→ **Task inputs**:

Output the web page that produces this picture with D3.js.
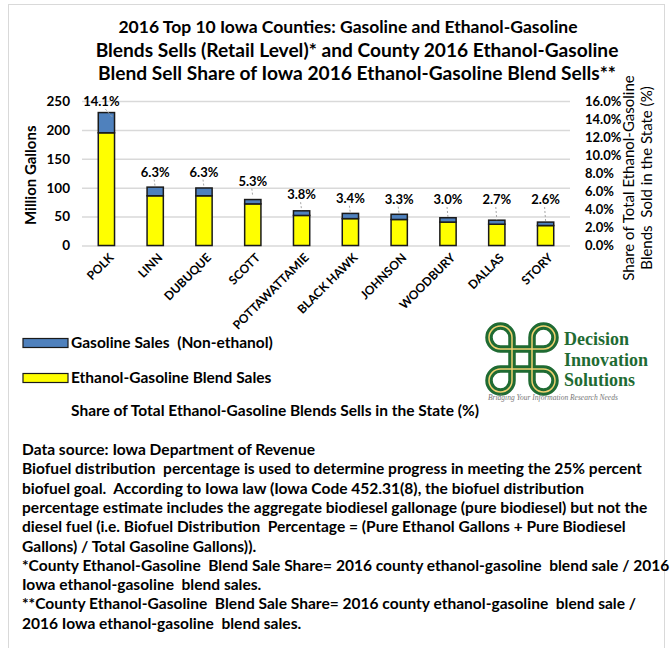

* * *

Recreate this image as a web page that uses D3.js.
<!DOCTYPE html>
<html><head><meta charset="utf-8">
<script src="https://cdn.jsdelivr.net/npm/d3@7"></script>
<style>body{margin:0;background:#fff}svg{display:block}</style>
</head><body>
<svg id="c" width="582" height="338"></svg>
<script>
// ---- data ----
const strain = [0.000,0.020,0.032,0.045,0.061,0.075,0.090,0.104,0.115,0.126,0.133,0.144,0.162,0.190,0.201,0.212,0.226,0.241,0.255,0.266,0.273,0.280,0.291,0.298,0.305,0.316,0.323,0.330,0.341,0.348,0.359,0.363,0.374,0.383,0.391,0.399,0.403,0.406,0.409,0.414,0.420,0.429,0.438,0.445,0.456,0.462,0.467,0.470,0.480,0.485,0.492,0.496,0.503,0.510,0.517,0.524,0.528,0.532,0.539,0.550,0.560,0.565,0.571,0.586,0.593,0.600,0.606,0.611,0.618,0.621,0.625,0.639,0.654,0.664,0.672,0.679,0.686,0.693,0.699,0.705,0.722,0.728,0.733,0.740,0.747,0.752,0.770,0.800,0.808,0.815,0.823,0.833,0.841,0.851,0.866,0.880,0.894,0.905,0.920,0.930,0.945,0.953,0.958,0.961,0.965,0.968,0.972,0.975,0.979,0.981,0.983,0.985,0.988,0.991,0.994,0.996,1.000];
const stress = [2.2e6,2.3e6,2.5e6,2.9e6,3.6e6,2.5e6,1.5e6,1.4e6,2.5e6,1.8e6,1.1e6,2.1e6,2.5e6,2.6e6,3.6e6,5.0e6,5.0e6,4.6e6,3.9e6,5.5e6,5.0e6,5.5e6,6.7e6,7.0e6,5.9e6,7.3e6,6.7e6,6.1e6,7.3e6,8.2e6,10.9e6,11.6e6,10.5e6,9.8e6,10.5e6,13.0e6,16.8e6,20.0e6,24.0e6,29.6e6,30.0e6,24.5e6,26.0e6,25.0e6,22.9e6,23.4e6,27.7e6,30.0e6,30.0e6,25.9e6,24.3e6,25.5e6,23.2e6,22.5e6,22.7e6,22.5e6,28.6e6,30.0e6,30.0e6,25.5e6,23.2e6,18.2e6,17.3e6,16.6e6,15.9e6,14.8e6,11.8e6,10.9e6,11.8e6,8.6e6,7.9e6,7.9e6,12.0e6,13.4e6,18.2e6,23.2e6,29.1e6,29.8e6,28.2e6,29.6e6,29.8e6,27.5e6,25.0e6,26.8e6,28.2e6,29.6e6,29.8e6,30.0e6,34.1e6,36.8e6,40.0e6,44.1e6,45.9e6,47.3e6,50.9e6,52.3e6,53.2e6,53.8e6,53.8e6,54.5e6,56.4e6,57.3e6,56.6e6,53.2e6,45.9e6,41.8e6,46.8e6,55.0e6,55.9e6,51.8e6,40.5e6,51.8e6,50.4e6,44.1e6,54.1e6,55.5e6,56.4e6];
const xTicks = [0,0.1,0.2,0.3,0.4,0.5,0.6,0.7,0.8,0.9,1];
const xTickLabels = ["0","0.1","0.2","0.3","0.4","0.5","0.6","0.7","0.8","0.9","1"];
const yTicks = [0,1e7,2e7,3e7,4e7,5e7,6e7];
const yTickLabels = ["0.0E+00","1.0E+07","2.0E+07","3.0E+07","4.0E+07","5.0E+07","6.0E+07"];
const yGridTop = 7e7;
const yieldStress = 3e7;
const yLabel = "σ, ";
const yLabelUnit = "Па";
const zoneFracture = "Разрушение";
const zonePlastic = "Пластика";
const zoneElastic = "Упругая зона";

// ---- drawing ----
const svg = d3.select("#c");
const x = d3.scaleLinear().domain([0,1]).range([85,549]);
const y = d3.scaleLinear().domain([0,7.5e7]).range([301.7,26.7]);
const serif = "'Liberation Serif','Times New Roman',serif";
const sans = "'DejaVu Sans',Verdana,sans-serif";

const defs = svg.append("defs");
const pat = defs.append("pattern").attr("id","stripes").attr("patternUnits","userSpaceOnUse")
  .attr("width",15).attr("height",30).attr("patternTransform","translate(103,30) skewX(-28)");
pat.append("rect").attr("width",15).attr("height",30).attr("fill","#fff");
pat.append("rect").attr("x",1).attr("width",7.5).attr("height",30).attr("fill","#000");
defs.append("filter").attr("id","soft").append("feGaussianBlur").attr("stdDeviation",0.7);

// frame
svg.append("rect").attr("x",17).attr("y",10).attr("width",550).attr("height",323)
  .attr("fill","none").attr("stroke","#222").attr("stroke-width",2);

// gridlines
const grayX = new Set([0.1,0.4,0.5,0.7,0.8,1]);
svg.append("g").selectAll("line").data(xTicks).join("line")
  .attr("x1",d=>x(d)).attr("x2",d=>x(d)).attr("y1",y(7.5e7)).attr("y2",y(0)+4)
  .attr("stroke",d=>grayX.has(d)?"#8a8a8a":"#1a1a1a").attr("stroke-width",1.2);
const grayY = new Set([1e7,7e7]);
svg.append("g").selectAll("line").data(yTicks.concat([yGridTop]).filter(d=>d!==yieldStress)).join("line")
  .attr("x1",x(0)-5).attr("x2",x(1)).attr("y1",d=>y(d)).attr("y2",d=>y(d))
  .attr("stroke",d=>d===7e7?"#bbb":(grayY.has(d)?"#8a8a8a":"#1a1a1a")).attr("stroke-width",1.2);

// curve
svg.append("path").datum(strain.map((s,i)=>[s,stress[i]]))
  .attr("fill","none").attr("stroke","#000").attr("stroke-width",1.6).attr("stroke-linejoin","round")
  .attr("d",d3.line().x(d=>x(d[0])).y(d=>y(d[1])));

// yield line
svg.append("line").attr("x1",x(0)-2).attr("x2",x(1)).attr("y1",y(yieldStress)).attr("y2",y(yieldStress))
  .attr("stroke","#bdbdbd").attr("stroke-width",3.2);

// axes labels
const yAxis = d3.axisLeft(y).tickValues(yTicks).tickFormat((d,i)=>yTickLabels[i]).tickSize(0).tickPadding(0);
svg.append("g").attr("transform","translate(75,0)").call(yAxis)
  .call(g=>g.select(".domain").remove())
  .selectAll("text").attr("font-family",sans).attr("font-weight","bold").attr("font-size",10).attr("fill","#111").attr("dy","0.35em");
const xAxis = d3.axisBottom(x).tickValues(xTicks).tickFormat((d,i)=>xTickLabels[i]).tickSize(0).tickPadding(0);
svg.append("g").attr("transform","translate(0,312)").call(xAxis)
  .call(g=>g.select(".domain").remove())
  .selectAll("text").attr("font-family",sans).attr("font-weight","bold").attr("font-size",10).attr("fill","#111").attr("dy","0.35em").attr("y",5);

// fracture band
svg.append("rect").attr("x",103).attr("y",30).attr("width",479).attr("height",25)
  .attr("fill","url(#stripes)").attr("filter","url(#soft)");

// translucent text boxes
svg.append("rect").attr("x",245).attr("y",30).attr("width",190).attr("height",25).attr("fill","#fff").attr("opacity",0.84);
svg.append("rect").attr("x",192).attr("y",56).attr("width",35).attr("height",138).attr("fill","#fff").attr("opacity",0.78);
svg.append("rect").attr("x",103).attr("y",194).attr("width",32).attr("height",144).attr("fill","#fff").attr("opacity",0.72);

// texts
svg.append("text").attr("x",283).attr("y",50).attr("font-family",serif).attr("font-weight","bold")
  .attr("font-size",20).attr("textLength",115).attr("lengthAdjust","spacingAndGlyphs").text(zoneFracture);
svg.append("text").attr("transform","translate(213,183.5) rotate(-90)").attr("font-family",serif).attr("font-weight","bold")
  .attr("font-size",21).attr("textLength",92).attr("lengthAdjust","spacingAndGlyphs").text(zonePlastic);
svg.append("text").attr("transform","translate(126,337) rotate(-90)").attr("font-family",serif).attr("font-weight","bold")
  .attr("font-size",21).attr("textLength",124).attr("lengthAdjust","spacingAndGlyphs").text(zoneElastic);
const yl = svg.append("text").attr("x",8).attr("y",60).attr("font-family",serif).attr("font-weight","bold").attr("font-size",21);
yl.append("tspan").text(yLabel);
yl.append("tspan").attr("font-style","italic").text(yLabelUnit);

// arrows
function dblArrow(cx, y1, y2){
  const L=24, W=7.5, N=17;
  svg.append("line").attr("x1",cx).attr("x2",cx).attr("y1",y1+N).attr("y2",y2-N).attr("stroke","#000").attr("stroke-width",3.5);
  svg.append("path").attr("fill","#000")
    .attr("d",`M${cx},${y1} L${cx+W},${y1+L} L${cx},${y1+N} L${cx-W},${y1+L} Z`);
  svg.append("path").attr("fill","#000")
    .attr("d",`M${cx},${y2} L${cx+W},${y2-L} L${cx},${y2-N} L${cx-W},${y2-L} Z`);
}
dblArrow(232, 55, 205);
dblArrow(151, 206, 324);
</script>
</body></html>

→ **Stated exercise**: Look through the entries above and list every line containing "page".

→ **Solution below**:
Output the web page that produces this picture with D3.js.
Recreate this image as a web page that uses D3.js.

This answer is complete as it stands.